OBJECTIVE: Write out each line that follows exactly as it stands, without the pictures.

RAW DATA:
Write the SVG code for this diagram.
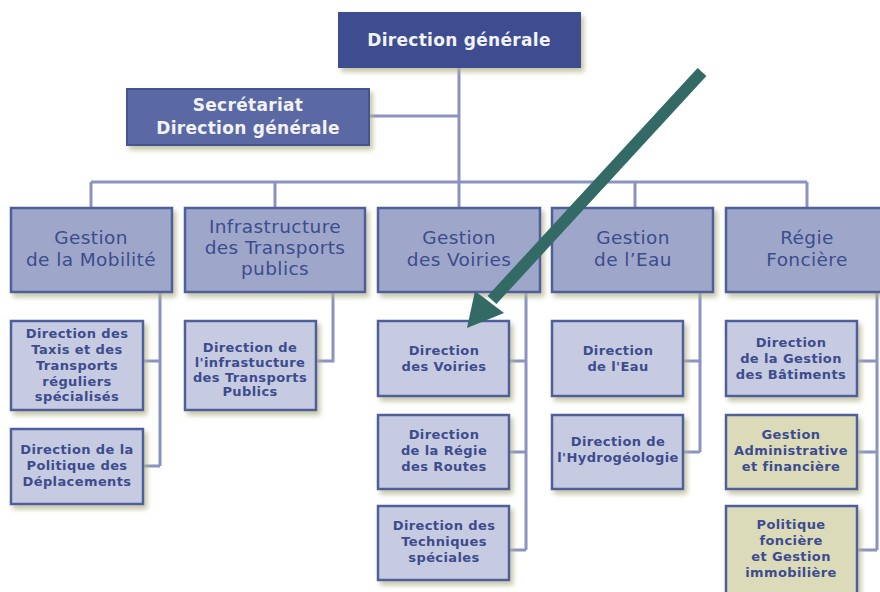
<svg xmlns="http://www.w3.org/2000/svg" width="880" height="592" viewBox="0 0 880 592">
<defs>
<filter id="sh" x="-10%" y="-10%" width="130%" height="140%">
<feDropShadow dx="3" dy="4" stdDeviation="2.5" flood-color="#b3b38a" flood-opacity="0.75"/>
</filter>
<style>
.top{fill:#3e4e90;filter:url(#sh)}
.sec{fill:#5a69a3;stroke:#45548f;stroke-width:2;filter:url(#sh)}
.l2{fill:#9ea7c9;stroke:#4f5f9e;stroke-width:2.5;filter:url(#sh)}
.l3{fill:#c6cbe1;stroke:#4f5f9e;stroke-width:2.5;filter:url(#sh)}
.l3b{fill:#dcdbb9;stroke:#4f5f9e;stroke-width:2.5;filter:url(#sh)}
.tw{font-family:"DejaVu Sans",Verdana,sans-serif;font-weight:bold;font-size:17px;letter-spacing:0.3px;fill:#f2f2f8;text-anchor:middle}
.t2{font-family:"DejaVu Sans",Verdana,sans-serif;font-size:18.5px;letter-spacing:0.4px;fill:#3c4c8e;text-anchor:middle}
.t3{font-family:"DejaVu Sans",Verdana,sans-serif;font-weight:bold;font-size:13px;letter-spacing:0.4px;fill:#3c4c8e;text-anchor:middle}
.c{fill:none;stroke:#8a93c1;stroke-width:3}
</style>
</defs>
<rect width="880" height="592" fill="#ffffff"/>
<g id="connectors">
<path class="c" d="M459 68 V182 M369 116 H459 M91 182 H807 M91 182 V208 M275 182 V208 M459 182 V208 M635 182 V208 M807 182 V208"/>
<path class="c" d="M160 292 V466 M143 361 H160 M143 466 H160"/>
<path class="c" d="M333 292 V361 H316"/>
<path class="c" d="M526 292 V550 M509 361 H526 M509 452 H526 M509 550 H526"/>
<path class="c" d="M700 292 V452 M683 361 H700 M683 452 H700"/>
<path class="c" d="M877 292 V550 M857 361 H877 M857 452 H877 M857 550 H877"/>
</g>
<g id="n-dg"><rect class="top" x="338" y="12" width="243" height="56"/><text class="tw" x="459" y="46">Direction générale</text></g>
<g id="n-sec"><rect class="sec" x="127" y="89" width="242" height="56"/><text class="tw" x="248" y="111">Secrétariat</text><text class="tw" x="248" y="134">Direction générale</text></g>
<g id="n-mob"><rect class="l2" x="11" y="208" width="161" height="84"/><text class="t2" x="91" y="244">Gestion</text><text class="t2" x="91" y="266">de la Mobilité</text></g>
<g id="n-itp"><rect class="l2" x="185" y="208" width="180" height="84"/><text class="t2" x="275" y="233">Infrastructure</text><text class="t2" x="275" y="254">des Transports</text><text class="t2" x="275" y="275">publics</text></g>
<g id="n-voi"><rect class="l2" x="378" y="208" width="162" height="84"/><text class="t2" x="459" y="244">Gestion</text><text class="t2" x="459" y="266">des Voiries</text></g>
<g id="n-eau"><rect class="l2" x="552" y="208" width="161" height="84"/><text class="t2" x="633" y="244">Gestion</text><text class="t2" x="633" y="266">de l’Eau</text></g>
<g id="n-reg"><rect class="l2" x="726" y="208" width="164" height="84"/><text class="t2" x="807" y="244">Régie</text><text class="t2" x="807" y="266">Foncière</text></g>
<g id="n-taxi"><rect class="l3" x="11" y="321" width="132" height="89"/><text class="t3" x="77" y="338">Direction des</text><text class="t3" x="77" y="354">Taxis et des</text><text class="t3" x="77" y="370">Transports</text><text class="t3" x="77" y="386">réguliers</text><text class="t3" x="77" y="401">spécialisés</text></g>
<g id="n-pol"><rect class="l3" x="11" y="429" width="132" height="75"/><text class="t3" x="77" y="454">Direction de la</text><text class="t3" x="77" y="470">Politique des</text><text class="t3" x="77" y="486">Déplacements</text></g>
<g id="n-infra"><rect class="l3" x="185" y="321" width="131" height="89"/><text class="t3" x="250" y="352">Direction de</text><text class="t3" x="250" y="367">l'infrastucture</text><text class="t3" x="250" y="382">des Transports</text><text class="t3" x="250" y="396">Publics</text></g>
<g id="n-dvoi"><rect class="l3" x="378" y="321" width="131" height="75"/><text class="t3" x="444" y="355">Direction</text><text class="t3" x="444" y="371">des Voiries</text></g>
<g id="n-route"><rect class="l3" x="378" y="415" width="131" height="74"/><text class="t3" x="444" y="439">Direction</text><text class="t3" x="444" y="455">de la Régie</text><text class="t3" x="444" y="471">des Routes</text></g>
<g id="n-tech"><rect class="l3" x="378" y="506" width="131" height="74"/><text class="t3" x="444" y="530">Direction des</text><text class="t3" x="444" y="546">Techniques</text><text class="t3" x="444" y="562">spéciales</text></g>
<g id="n-deau"><rect class="l3" x="552" y="321" width="131" height="75"/><text class="t3" x="618" y="355">Direction</text><text class="t3" x="618" y="371">de l'Eau</text></g>
<g id="n-hyd"><rect class="l3" x="552" y="415" width="131" height="74"/><text class="t3" x="618" y="446">Direction de</text><text class="t3" x="618" y="462">l'Hydrogéologie</text></g>
<g id="n-bat"><rect class="l3" x="726" y="321" width="131" height="75"/><text class="t3" x="791" y="347">Direction</text><text class="t3" x="791" y="363">de la Gestion</text><text class="t3" x="791" y="379">des Bâtiments</text></g>
<g id="n-adm"><rect class="l3b" x="726" y="415" width="131" height="74"/><text class="t3" x="791" y="439">Gestion</text><text class="t3" x="791" y="455">Administrative</text><text class="t3" x="791" y="471">et financière</text></g>
<g id="n-imm"><rect class="l3b" x="726" y="506" width="131" height="92"/><text class="t3" x="791" y="529">Politique</text><text class="t3" x="791" y="545">foncière</text><text class="t3" x="791" y="561">et Gestion</text><text class="t3" x="791" y="577">immobilière</text></g>
<g id="arrow">
<line x1="702" y1="72" x2="492" y2="300" stroke="#336a66" stroke-width="12"/>
<polygon points="467,328 475,291 504,313" fill="#336a66"/>
</g>
</svg>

ANSWER:
Write the SVG code for this diagram.
<svg xmlns="http://www.w3.org/2000/svg" width="880" height="592" viewBox="0 0 880 592">
<defs>
<filter id="sh" x="-10%" y="-10%" width="130%" height="140%">
<feDropShadow dx="3" dy="4" stdDeviation="2.5" flood-color="#b3b38a" flood-opacity="0.75"/>
</filter>
<style>
.top{fill:#3e4e90;filter:url(#sh)}
.sec{fill:#5a69a3;stroke:#45548f;stroke-width:2;filter:url(#sh)}
.l2{fill:#9ea7c9;stroke:#4f5f9e;stroke-width:2.5;filter:url(#sh)}
.l3{fill:#c6cbe1;stroke:#4f5f9e;stroke-width:2.5;filter:url(#sh)}
.l3b{fill:#dcdbb9;stroke:#4f5f9e;stroke-width:2.5;filter:url(#sh)}
.tw{font-family:"DejaVu Sans",Verdana,sans-serif;font-weight:bold;font-size:17px;letter-spacing:0.3px;fill:#f2f2f8;text-anchor:middle}
.t2{font-family:"DejaVu Sans",Verdana,sans-serif;font-size:18.5px;letter-spacing:0.4px;fill:#3c4c8e;text-anchor:middle}
.t3{font-family:"DejaVu Sans",Verdana,sans-serif;font-weight:bold;font-size:13px;letter-spacing:0.4px;fill:#3c4c8e;text-anchor:middle}
.c{fill:none;stroke:#8a93c1;stroke-width:3}
</style>
</defs>
<rect width="880" height="592" fill="#ffffff"/>
<g id="connectors">
<path class="c" d="M459 68 V182 M369 116 H459 M91 182 H807 M91 182 V208 M275 182 V208 M459 182 V208 M635 182 V208 M807 182 V208"/>
<path class="c" d="M160 292 V466 M143 361 H160 M143 466 H160"/>
<path class="c" d="M333 292 V361 H316"/>
<path class="c" d="M526 292 V550 M509 361 H526 M509 452 H526 M509 550 H526"/>
<path class="c" d="M700 292 V452 M683 361 H700 M683 452 H700"/>
<path class="c" d="M877 292 V550 M857 361 H877 M857 452 H877 M857 550 H877"/>
</g>
<g id="n-dg"><rect class="top" x="338" y="12" width="243" height="56"/><text class="tw" x="459" y="46">Direction générale</text></g>
<g id="n-sec"><rect class="sec" x="127" y="89" width="242" height="56"/><text class="tw" x="248" y="111">Secrétariat</text><text class="tw" x="248" y="134">Direction générale</text></g>
<g id="n-mob"><rect class="l2" x="11" y="208" width="161" height="84"/><text class="t2" x="91" y="244">Gestion</text><text class="t2" x="91" y="266">de la Mobilité</text></g>
<g id="n-itp"><rect class="l2" x="185" y="208" width="180" height="84"/><text class="t2" x="275" y="233">Infrastructure</text><text class="t2" x="275" y="254">des Transports</text><text class="t2" x="275" y="275">publics</text></g>
<g id="n-voi"><rect class="l2" x="378" y="208" width="162" height="84"/><text class="t2" x="459" y="244">Gestion</text><text class="t2" x="459" y="266">des Voiries</text></g>
<g id="n-eau"><rect class="l2" x="552" y="208" width="161" height="84"/><text class="t2" x="633" y="244">Gestion</text><text class="t2" x="633" y="266">de l’Eau</text></g>
<g id="n-reg"><rect class="l2" x="726" y="208" width="164" height="84"/><text class="t2" x="807" y="244">Régie</text><text class="t2" x="807" y="266">Foncière</text></g>
<g id="n-taxi"><rect class="l3" x="11" y="321" width="132" height="89"/><text class="t3" x="77" y="338">Direction des</text><text class="t3" x="77" y="354">Taxis et des</text><text class="t3" x="77" y="370">Transports</text><text class="t3" x="77" y="386">réguliers</text><text class="t3" x="77" y="401">spécialisés</text></g>
<g id="n-pol"><rect class="l3" x="11" y="429" width="132" height="75"/><text class="t3" x="77" y="454">Direction de la</text><text class="t3" x="77" y="470">Politique des</text><text class="t3" x="77" y="486">Déplacements</text></g>
<g id="n-infra"><rect class="l3" x="185" y="321" width="131" height="89"/><text class="t3" x="250" y="352">Direction de</text><text class="t3" x="250" y="367">l'infrastucture</text><text class="t3" x="250" y="382">des Transports</text><text class="t3" x="250" y="396">Publics</text></g>
<g id="n-dvoi"><rect class="l3" x="378" y="321" width="131" height="75"/><text class="t3" x="444" y="355">Direction</text><text class="t3" x="444" y="371">des Voiries</text></g>
<g id="n-route"><rect class="l3" x="378" y="415" width="131" height="74"/><text class="t3" x="444" y="439">Direction</text><text class="t3" x="444" y="455">de la Régie</text><text class="t3" x="444" y="471">des Routes</text></g>
<g id="n-tech"><rect class="l3" x="378" y="506" width="131" height="74"/><text class="t3" x="444" y="530">Direction des</text><text class="t3" x="444" y="546">Techniques</text><text class="t3" x="444" y="562">spéciales</text></g>
<g id="n-deau"><rect class="l3" x="552" y="321" width="131" height="75"/><text class="t3" x="618" y="355">Direction</text><text class="t3" x="618" y="371">de l'Eau</text></g>
<g id="n-hyd"><rect class="l3" x="552" y="415" width="131" height="74"/><text class="t3" x="618" y="446">Direction de</text><text class="t3" x="618" y="462">l'Hydrogéologie</text></g>
<g id="n-bat"><rect class="l3" x="726" y="321" width="131" height="75"/><text class="t3" x="791" y="347">Direction</text><text class="t3" x="791" y="363">de la Gestion</text><text class="t3" x="791" y="379">des Bâtiments</text></g>
<g id="n-adm"><rect class="l3b" x="726" y="415" width="131" height="74"/><text class="t3" x="791" y="439">Gestion</text><text class="t3" x="791" y="455">Administrative</text><text class="t3" x="791" y="471">et financière</text></g>
<g id="n-imm"><rect class="l3b" x="726" y="506" width="131" height="92"/><text class="t3" x="791" y="529">Politique</text><text class="t3" x="791" y="545">foncière</text><text class="t3" x="791" y="561">et Gestion</text><text class="t3" x="791" y="577">immobilière</text></g>
<g id="arrow">
<line x1="702" y1="72" x2="492" y2="300" stroke="#336a66" stroke-width="12"/>
<polygon points="467,328 475,291 504,313" fill="#336a66"/>
</g>
</svg>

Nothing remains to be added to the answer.